REPUBLIKA.CO.ID, JAKARTA -- Harapan mantan Menteri Kelautan dan Perikanan (KKP), Edhy Prabowo, untuk mendapatkan keringan hukum pupus. Sebab, Pengadilan Tinggi DKI Jakarta justru memperberat hukuman politikus Gerindra itu dari sebelumnya divonis lima tahun penjara oleh Pengadilan Tindak Pidana Korupsi (Tipikor) menjadi sembilan tahun. Pantaskan Edhy Prabowo dihukum lebih berat?
Indonesia Corruption Watch (ICW) mengapresiasi putusan Pengadilan Tinggi DKI Jakarta yang menaikkan hukuman penjara mantan Menteri Kelautan dan Perikanan (KKP) Edhy Prabowo. Namun, bagi ICW, hukuman itu belum cukup memberikan efek jera terhadap Edhy.
"Mestinya pada tingkat banding, hukuman Edhy diubah menjadi 20 tahun penjara, dendanya dinaikkan menjadi Rp 1 miliar, dan hak politiknya dicabut selama 5 tahun," kata Peneliti ICW, Kurnia Ramadhana dalam keterangan tertulisnya, Jumat (12/11).
Kurnia menyebut, ada sejumlah alasan yang dapat digunakan sebagai dasar untuk memenjerakan Edhy selama 20 tahun. Pertama, jelas dia, Edhy melakukan kejahatan korupsi saat menduduki posisi sebagai pejabat publik.
Kedua, praktik korupsi suap ekspor benih lobster terjadi saat Indonesia sedang dilanda pandemi Covid-19. Ketiga, hingga proses banding, Edhy tidak kunjung mengakui perbuatannya.
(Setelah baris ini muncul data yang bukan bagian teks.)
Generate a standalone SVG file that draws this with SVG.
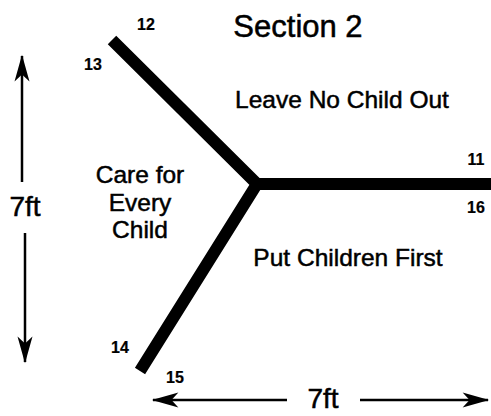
<svg xmlns="http://www.w3.org/2000/svg" width="491" height="416" viewBox="0 0 491 416">
<defs>
<style>
text{font-family:"Liberation Sans",Arial,sans-serif;fill:#000;stroke:#000;stroke-width:0.5}
.lbl{font-size:24.5px}
.big{font-size:28px}
.num{font-size:16px;font-weight:bold;stroke-width:0.2}
.arr{stroke:#000;stroke-width:2.5;fill:none;marker-end:url(#ah)}
.wall{stroke:#000;stroke-width:12;fill:none;stroke-linejoin:miter;stroke-linecap:butt}
</style>
<marker id="ah" markerUnits="userSpaceOnUse" markerWidth="30" markerHeight="20" viewBox="-24 -8 26 16" refX="0" refY="0" orient="auto">
<path d="M1,0 L-22,-6.5 L-16,0 L-22,6.5 Z" fill="#000"/>
</marker>
</defs>
<rect width="491" height="416" fill="#fff"/>
<g id="walls">
<polyline class="wall" points="112,40 257,184 140,371"/>
<line class="wall" x1="252" y1="184" x2="491" y2="184"/>
</g>
<g id="connectors">
<line class="arr" x1="22" y1="182" x2="22" y2="56"/>
<line class="arr" x1="25" y1="233" x2="25" y2="362"/>
<line class="arr" x1="287" y1="400" x2="153" y2="400"/>
<line class="arr" x1="360" y1="400" x2="488" y2="400"/>
</g>
<g id="title"><text x="298" y="37" text-anchor="middle" style="font-size:31px">Section 2</text></g>
<g id="leave"><text class="lbl" x="342" y="108" text-anchor="middle">Leave No Child Out</text></g>
<g id="care"><text class="lbl" text-anchor="middle"><tspan x="140" y="183">Care for</tspan><tspan x="140" y="211">Every</tspan><tspan x="140" y="238">Child</tspan></text></g>
<g id="put"><text class="lbl" x="348" y="266" text-anchor="middle">Put Children First</text></g>
<g id="dim-v"><text class="big" x="25" y="216" text-anchor="middle">7ft</text></g>
<g id="dim-h"><text class="big" x="323" y="408" text-anchor="middle">7ft</text></g>
<g id="numbers">
<text class="num" x="146" y="30" text-anchor="middle">12</text>
<text class="num" x="93" y="70" text-anchor="middle">13</text>
<text class="num" x="476" y="165" text-anchor="middle">11</text>
<text class="num" x="476" y="213" text-anchor="middle">16</text>
<text class="num" x="120" y="353" text-anchor="middle">14</text>
<text class="num" x="175" y="383" text-anchor="middle">15</text>
</g>
</svg>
Kurnia menilai, putusan banding ini, selain mengonfirmasi kekeliruan putusan tingkat pertama, juga menggambarkan betapa rendahnya tuntutan yang dilayangkan jaksa KPK terhadap Edhy Prabowo. "Bagaimana tidak, pasal yang digunakan oleh KPK sebenarnya memungkinkan untuk menjerat Edhy hingga hukuman maksimal, namun pada faktanya hanya lima tahun penjara," ujarnya.
Kurnia menambahkan, kedepan, jika Edhy Prabowo mengajukan kasasi, penting bagi Komisi Yudisial (KY) untuk mengawasi proses persidangan tersebut. "Jangan sampai putusan kasasi nanti meringankan kembali hukuman Edhy Prabowo dengan alasan yang mengada-ngada," ucapnya.